Picoliter ice particles by supersonic cryogenic jets for transdermal drug delivery: Extracellular vesicle application for skin diseases

Abstract

Transdermal drug delivery holds significant potential for treating skin conditions. Conventional methods utilizing needles or large unit drug delivery volumes often result in patient discomfort and inhomogeneous delivery. This study proposes a picoliter ice particle delivery (PIPD) technology that produces high-speed solid ice drug particles using controlled supersonic cryogenic jets for transdermal drug delivery.

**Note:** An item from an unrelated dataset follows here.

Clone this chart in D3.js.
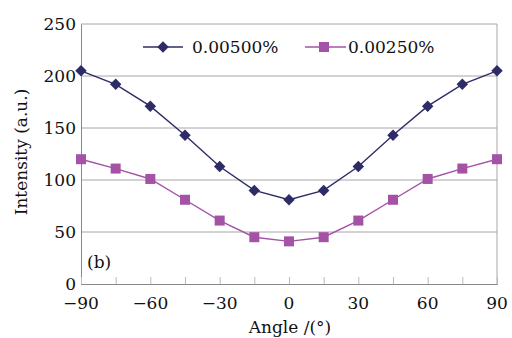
<!DOCTYPE html>
<html>
<head>
<meta charset="utf-8">
<script src="https://cdn.jsdelivr.net/npm/d3@7"></script>
<style>
  body { margin: 0; background: #fff; }
  svg text { font-family: "DejaVu Serif", "Liberation Serif", "Times New Roman", serif; fill: #111; }
</style>
</head>
<body>
<svg id="chart" width="512" height="338"></svg>
<script>
// data
const angles = [-90, -75, -60, -45, -30, -15, 0, 15, 30, 45, 60, 75, 90];
const conc500 = [205, 192, 171, 143, 113, 90, 81, 90, 113, 143, 171, 192, 205];
const conc250 = [120, 111, 101, 81, 61, 45, 41, 45, 61, 81, 101, 111, 120];
const seriesNames = ['0.00500%', '0.00250%'];
const xTicks = [-90, -60, -30, 0, 30, 60, 90];
const yTicks = [0, 50, 100, 150, 200, 250];

const FONT = '"DejaVu Serif", "Liberation Serif", serif';
const svg = d3.select('#chart');
const plotL = 81, plotR = 497, plotT = 24, plotB = 284;

const x = d3.scaleLinear().domain([-90, 90]).range([plotL, plotR]);
const y = d3.scaleLinear().domain([0, 250]).range([plotB, plotT]);

// gridlines
svg.append('g')
  .selectAll('line')
  .data(yTicks.slice(1))
  .enter()
  .append('line')
  .attr('x1', plotL).attr('x2', plotR)
  .attr('y1', d => y(d)).attr('y2', d => y(d))
  .attr('stroke', '#a8a4a8').attr('stroke-width', 1);

// right border
svg.append('line')
  .attr('x1', plotR).attr('x2', plotR).attr('y1', plotT).attr('y2', plotB)
  .attr('stroke', '#a8a4a8');

// y axis
const yAxis = d3.axisLeft(y).tickValues(yTicks).tickSize(0).tickPadding(5);
const gy = svg.append('g').attr('transform', `translate(${plotL},0)`).call(yAxis);
gy.attr('font-family', FONT).attr('font-size', 17);
gy.select('.domain').attr('stroke', '#888');
gy.selectAll('text').attr('fill', '#111');

// x axis with little inward ticks
const xAxis = d3.axisTop(x).tickValues(d3.range(-90, 91, 15)).tickSize(7).tickFormat('');
const gx = svg.append('g').attr('transform', `translate(0,${plotB})`).call(xAxis);
gx.select('.domain').attr('stroke', '#888');
gx.selectAll('line').attr('stroke', '#bbb');

svg.append('g')
  .selectAll('text')
  .data(xTicks)
  .enter()
  .append('text')
  .attr('x', d => x(d))
  .attr('y', plotB + 25)
  .attr('text-anchor', 'middle')
  .attr('font-family', FONT)
  .attr('font-size', 17)
  .text(d => d < 0 ? '\u2212' + Math.abs(d) : d);

// axis titles
svg.append('text')
  .attr('x', 290).attr('y', 333)
  .attr('text-anchor', 'middle')
  .attr('font-family', FONT).attr('font-size', 17)
  .text('Angle /(\u00b0)');

svg.append('text')
  .attr('transform', 'translate(27,152) rotate(-90)')
  .attr('text-anchor', 'middle')
  .attr('font-family', FONT).attr('font-size', 17)
  .text('Intensity (a.u.)');

svg.append('text')
  .attr('x', 87).attr('y', 268)
  .attr('font-family', FONT).attr('font-size', 17)
  .text('(b)');

const line = d3.line().x((d, i) => x(angles[i])).y(d => y(d));
const col1 = '#2e2c66', col2 = '#a452a6';

// series 1: diamonds
svg.append('path').datum(conc500)
  .attr('d', line).attr('fill', 'none').attr('stroke', col1).attr('stroke-width', 1.4);
const diamond = d3.symbol().type(d3.symbolSquare).size(66);
svg.append('g').selectAll('path')
  .data(conc500).enter().append('path')
  .attr('d', diamond)
  .attr('transform', (d, i) => `translate(${x(angles[i])},${y(d)}) rotate(45)`)
  .attr('fill', col1);

// series 2: squares
svg.append('path').datum(conc250)
  .attr('d', line).attr('fill', 'none').attr('stroke', col2).attr('stroke-width', 1.4);
svg.append('g').selectAll('rect')
  .data(conc250).enter().append('rect')
  .attr('x', (d, i) => x(angles[i]) - 5)
  .attr('y', d => y(d) - 5)
  .attr('width', 10).attr('height', 10)
  .attr('fill', col2);

// legend
const lg = svg.append('g').attr('font-family', FONT).attr('font-size', 17);
lg.append('line').attr('x1', 143).attr('x2', 183).attr('y1', 47).attr('y2', 47)
  .attr('stroke', col1).attr('stroke-width', 1.4);
lg.append('path').attr('d', diamond).attr('transform', 'translate(163,47) rotate(45)').attr('fill', col1);
lg.append('text').attr('x', 192).attr('y', 53).text(seriesNames[0]);

lg.append('line').attr('x1', 305).attr('x2', 346).attr('y1', 47).attr('y2', 47)
  .attr('stroke', col2).attr('stroke-width', 1.4);
lg.append('rect').attr('x', 319).attr('y', 42).attr('width', 10).attr('height', 10).attr('fill', col2);
lg.append('text').attr('x', 348).attr('y', 53).text(seriesNames[1]);
</script>
</body>
</html>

The proposed PIPD system simultaneously atomizes liquid drug to micro-droplets, freezes them to solid ice particles, and accelerates these particles to penetrate the skin barrier. All these processes occur within 300 mu s, ensuring drug integrity. Notably, most of the particles exhibited volumes even below 1 picoliter. The average delivery efficiency of PIPD was found to be 50 % when used with ex vivo porcine skin, and in vivo mouse experiments suggest that PIPD's delivery efficiency to the dermis layer is comparable to traditional injection delivery. Stem cell-derived functional extracellular vesicles (EVs) did not show any reduction in their anti-inflammatory and regenerative cell absorption properties after PIPD. Consequently, PIPD EVs delivery led to significant therapeutic improvements in the wound and atopic dermatitis animal models.